··· Collected data ···

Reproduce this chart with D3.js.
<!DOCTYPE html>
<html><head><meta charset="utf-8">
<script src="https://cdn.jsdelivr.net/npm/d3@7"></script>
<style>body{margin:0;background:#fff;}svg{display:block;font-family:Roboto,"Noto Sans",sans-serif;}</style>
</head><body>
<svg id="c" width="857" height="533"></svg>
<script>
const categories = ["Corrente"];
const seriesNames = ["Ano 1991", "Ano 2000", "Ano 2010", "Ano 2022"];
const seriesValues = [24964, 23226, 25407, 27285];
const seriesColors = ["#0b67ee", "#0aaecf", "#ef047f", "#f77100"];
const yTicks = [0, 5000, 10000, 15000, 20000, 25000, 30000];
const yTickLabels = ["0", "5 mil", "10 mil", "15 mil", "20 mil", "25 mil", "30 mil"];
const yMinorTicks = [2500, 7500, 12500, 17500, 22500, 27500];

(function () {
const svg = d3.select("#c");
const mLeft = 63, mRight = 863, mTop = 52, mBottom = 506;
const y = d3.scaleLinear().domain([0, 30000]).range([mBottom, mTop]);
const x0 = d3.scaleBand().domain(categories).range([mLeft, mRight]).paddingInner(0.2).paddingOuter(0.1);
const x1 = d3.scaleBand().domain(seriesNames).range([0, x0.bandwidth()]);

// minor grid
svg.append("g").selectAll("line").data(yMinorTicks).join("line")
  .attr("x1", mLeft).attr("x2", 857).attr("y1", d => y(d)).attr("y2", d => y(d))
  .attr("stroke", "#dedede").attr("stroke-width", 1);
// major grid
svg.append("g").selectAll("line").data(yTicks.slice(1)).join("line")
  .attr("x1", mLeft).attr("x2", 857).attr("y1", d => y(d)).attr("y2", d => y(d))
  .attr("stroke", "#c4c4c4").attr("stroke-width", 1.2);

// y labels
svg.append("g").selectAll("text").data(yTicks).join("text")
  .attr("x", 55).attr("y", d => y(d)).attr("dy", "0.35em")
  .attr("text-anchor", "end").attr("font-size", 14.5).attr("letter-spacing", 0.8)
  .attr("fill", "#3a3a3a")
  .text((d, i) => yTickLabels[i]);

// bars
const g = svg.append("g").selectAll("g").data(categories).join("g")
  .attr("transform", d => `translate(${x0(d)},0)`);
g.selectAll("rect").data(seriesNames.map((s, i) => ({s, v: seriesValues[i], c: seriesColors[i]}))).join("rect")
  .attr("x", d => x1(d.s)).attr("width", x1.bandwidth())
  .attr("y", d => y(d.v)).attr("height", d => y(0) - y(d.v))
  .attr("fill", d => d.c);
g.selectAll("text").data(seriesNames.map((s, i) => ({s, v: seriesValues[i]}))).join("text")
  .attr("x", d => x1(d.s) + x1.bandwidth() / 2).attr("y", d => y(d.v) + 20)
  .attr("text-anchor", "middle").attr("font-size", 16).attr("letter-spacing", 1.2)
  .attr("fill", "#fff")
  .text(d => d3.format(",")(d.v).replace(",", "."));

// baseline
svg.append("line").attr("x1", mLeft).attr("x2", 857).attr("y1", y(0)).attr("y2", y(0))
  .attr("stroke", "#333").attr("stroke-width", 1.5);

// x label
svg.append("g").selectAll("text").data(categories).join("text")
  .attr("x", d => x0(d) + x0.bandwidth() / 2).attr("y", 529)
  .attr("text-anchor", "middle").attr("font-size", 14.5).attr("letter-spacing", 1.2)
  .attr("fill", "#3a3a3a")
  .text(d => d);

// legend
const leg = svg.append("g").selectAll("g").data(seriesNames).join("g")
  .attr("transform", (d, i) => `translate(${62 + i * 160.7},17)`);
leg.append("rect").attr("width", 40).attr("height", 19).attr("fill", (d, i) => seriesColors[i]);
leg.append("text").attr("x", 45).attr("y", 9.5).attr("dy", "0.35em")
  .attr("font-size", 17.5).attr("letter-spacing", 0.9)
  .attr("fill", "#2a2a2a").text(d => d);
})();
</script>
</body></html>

···

*Prompt*
Write out the listing once more, matching it exactly.

*Reply to the task*
Reproduce this chart with D3.js.
<!DOCTYPE html>
<html><head><meta charset="utf-8">
<script src="https://cdn.jsdelivr.net/npm/d3@7"></script>
<style>body{margin:0;background:#fff;}svg{display:block;font-family:Roboto,"Noto Sans",sans-serif;}</style>
</head><body>
<svg id="c" width="857" height="533"></svg>
<script>
const categories = ["Corrente"];
const seriesNames = ["Ano 1991", "Ano 2000", "Ano 2010", "Ano 2022"];
const seriesValues = [24964, 23226, 25407, 27285];
const seriesColors = ["#0b67ee", "#0aaecf", "#ef047f", "#f77100"];
const yTicks = [0, 5000, 10000, 15000, 20000, 25000, 30000];
const yTickLabels = ["0", "5 mil", "10 mil", "15 mil", "20 mil", "25 mil", "30 mil"];
const yMinorTicks = [2500, 7500, 12500, 17500, 22500, 27500];

(function () {
const svg = d3.select("#c");
const mLeft = 63, mRight = 863, mTop = 52, mBottom = 506;
const y = d3.scaleLinear().domain([0, 30000]).range([mBottom, mTop]);
const x0 = d3.scaleBand().domain(categories).range([mLeft, mRight]).paddingInner(0.2).paddingOuter(0.1);
const x1 = d3.scaleBand().domain(seriesNames).range([0, x0.bandwidth()]);

// minor grid
svg.append("g").selectAll("line").data(yMinorTicks).join("line")
  .attr("x1", mLeft).attr("x2", 857).attr("y1", d => y(d)).attr("y2", d => y(d))
  .attr("stroke", "#dedede").attr("stroke-width", 1);
// major grid
svg.append("g").selectAll("line").data(yTicks.slice(1)).join("line")
  .attr("x1", mLeft).attr("x2", 857).attr("y1", d => y(d)).attr("y2", d => y(d))
  .attr("stroke", "#c4c4c4").attr("stroke-width", 1.2);

// y labels
svg.append("g").selectAll("text").data(yTicks).join("text")
  .attr("x", 55).attr("y", d => y(d)).attr("dy", "0.35em")
  .attr("text-anchor", "end").attr("font-size", 14.5).attr("letter-spacing", 0.8)
  .attr("fill", "#3a3a3a")
  .text((d, i) => yTickLabels[i]);

// bars
const g = svg.append("g").selectAll("g").data(categories).join("g")
  .attr("transform", d => `translate(${x0(d)},0)`);
g.selectAll("rect").data(seriesNames.map((s, i) => ({s, v: seriesValues[i], c: seriesColors[i]}))).join("rect")
  .attr("x", d => x1(d.s)).attr("width", x1.bandwidth())
  .attr("y", d => y(d.v)).attr("height", d => y(0) - y(d.v))
  .attr("fill", d => d.c);
g.selectAll("text").data(seriesNames.map((s, i) => ({s, v: seriesValues[i]}))).join("text")
  .attr("x", d => x1(d.s) + x1.bandwidth() / 2).attr("y", d => y(d.v) + 20)
  .attr("text-anchor", "middle").attr("font-size", 16).attr("letter-spacing", 1.2)
  .attr("fill", "#fff")
  .text(d => d3.format(",")(d.v).replace(",", "."));

// baseline
svg.append("line").attr("x1", mLeft).attr("x2", 857).attr("y1", y(0)).attr("y2", y(0))
  .attr("stroke", "#333").attr("stroke-width", 1.5);

// x label
svg.append("g").selectAll("text").data(categories).join("text")
  .attr("x", d => x0(d) + x0.bandwidth() / 2).attr("y", 529)
  .attr("text-anchor", "middle").attr("font-size", 14.5).attr("letter-spacing", 1.2)
  .attr("fill", "#3a3a3a")
  .text(d => d);

// legend
const leg = svg.append("g").selectAll("g").data(seriesNames).join("g")
  .attr("transform", (d, i) => `translate(${62 + i * 160.7},17)`);
leg.append("rect").attr("width", 40).attr("height", 19).attr("fill", (d, i) => seriesColors[i]);
leg.append("text").attr("x", 45).attr("y", 9.5).attr("dy", "0.35em")
  .attr("font-size", 17.5).attr("letter-spacing", 0.9)
  .attr("fill", "#2a2a2a").text(d => d);
})();
</script>
</body></html>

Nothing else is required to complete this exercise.